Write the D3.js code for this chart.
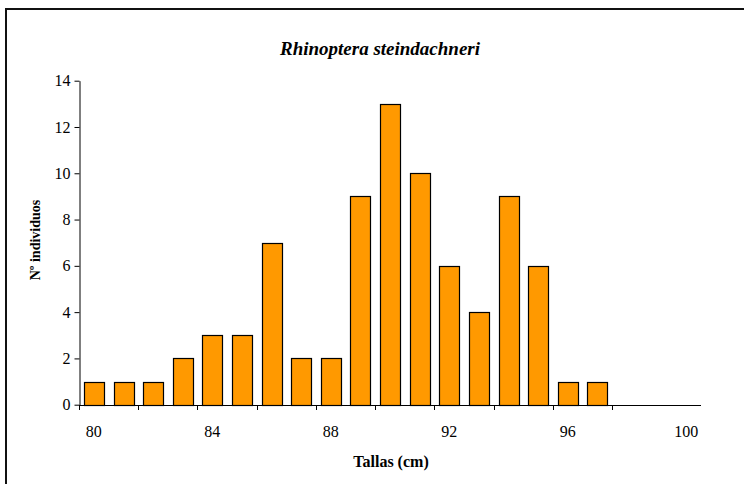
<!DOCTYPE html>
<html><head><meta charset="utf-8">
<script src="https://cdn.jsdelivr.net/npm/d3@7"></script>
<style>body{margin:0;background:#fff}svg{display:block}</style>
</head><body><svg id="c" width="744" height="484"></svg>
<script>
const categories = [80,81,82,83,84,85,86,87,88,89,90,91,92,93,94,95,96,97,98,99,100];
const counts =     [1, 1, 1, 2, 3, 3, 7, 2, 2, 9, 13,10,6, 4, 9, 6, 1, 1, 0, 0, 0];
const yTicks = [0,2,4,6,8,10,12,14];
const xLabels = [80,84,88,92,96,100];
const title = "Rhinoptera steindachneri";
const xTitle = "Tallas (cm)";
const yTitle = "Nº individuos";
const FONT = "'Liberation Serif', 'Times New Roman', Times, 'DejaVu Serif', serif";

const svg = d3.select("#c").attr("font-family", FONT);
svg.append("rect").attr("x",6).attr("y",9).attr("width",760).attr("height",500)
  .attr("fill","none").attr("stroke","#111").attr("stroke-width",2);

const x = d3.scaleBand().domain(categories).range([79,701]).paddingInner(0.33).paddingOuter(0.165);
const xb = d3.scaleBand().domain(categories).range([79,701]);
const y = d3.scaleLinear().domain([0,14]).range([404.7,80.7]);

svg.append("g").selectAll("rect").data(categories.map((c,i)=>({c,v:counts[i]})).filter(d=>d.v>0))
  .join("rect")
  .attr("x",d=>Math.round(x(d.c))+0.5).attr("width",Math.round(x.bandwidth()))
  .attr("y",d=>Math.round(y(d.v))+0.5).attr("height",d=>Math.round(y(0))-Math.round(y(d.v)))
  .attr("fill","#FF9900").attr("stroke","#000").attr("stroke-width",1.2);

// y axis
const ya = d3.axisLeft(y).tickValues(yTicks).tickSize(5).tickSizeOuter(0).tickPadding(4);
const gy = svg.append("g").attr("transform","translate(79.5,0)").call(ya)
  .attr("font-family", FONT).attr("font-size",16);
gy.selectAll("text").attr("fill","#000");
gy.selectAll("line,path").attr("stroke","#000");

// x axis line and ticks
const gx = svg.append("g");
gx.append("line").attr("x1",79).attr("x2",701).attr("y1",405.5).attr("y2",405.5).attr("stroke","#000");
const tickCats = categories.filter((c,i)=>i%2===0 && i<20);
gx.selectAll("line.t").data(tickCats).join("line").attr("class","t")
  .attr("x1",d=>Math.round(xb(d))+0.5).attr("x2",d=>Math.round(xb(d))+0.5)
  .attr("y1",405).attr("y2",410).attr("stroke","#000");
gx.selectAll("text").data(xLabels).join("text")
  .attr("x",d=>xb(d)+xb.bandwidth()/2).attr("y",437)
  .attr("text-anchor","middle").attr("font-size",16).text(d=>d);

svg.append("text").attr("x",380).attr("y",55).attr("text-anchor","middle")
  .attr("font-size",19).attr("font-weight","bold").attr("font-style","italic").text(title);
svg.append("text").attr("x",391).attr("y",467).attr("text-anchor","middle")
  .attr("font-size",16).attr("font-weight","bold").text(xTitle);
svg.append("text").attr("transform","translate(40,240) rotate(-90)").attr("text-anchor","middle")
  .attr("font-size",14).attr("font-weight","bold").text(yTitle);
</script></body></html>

WHAT IS BEING ASKED
Pictures stay out. Repeat only the lines from the beginning of the data through the line that has "const y = d3.scaleLinear().domain([0,14]).range([404.7,80.7]);".

THE RESPONSE
Write the D3.js code for this chart.
<!DOCTYPE html>
<html><head><meta charset="utf-8">
<script src="https://cdn.jsdelivr.net/npm/d3@7"></script>
<style>body{margin:0;background:#fff}svg{display:block}</style>
</head><body><svg id="c" width="744" height="484"></svg>
<script>
const categories = [80,81,82,83,84,85,86,87,88,89,90,91,92,93,94,95,96,97,98,99,100];
const counts =     [1, 1, 1, 2, 3, 3, 7, 2, 2, 9, 13,10,6, 4, 9, 6, 1, 1, 0, 0, 0];
const yTicks = [0,2,4,6,8,10,12,14];
const xLabels = [80,84,88,92,96,100];
const title = "Rhinoptera steindachneri";
const xTitle = "Tallas (cm)";
const yTitle = "Nº individuos";
const FONT = "'Liberation Serif', 'Times New Roman', Times, 'DejaVu Serif', serif";

const svg = d3.select("#c").attr("font-family", FONT);
svg.append("rect").attr("x",6).attr("y",9).attr("width",760).attr("height",500)
  .attr("fill","none").attr("stroke","#111").attr("stroke-width",2);

const x = d3.scaleBand().domain(categories).range([79,701]).paddingInner(0.33).paddingOuter(0.165);
const xb = d3.scaleBand().domain(categories).range([79,701]);
const y = d3.scaleLinear().domain([0,14]).range([404.7,80.7]);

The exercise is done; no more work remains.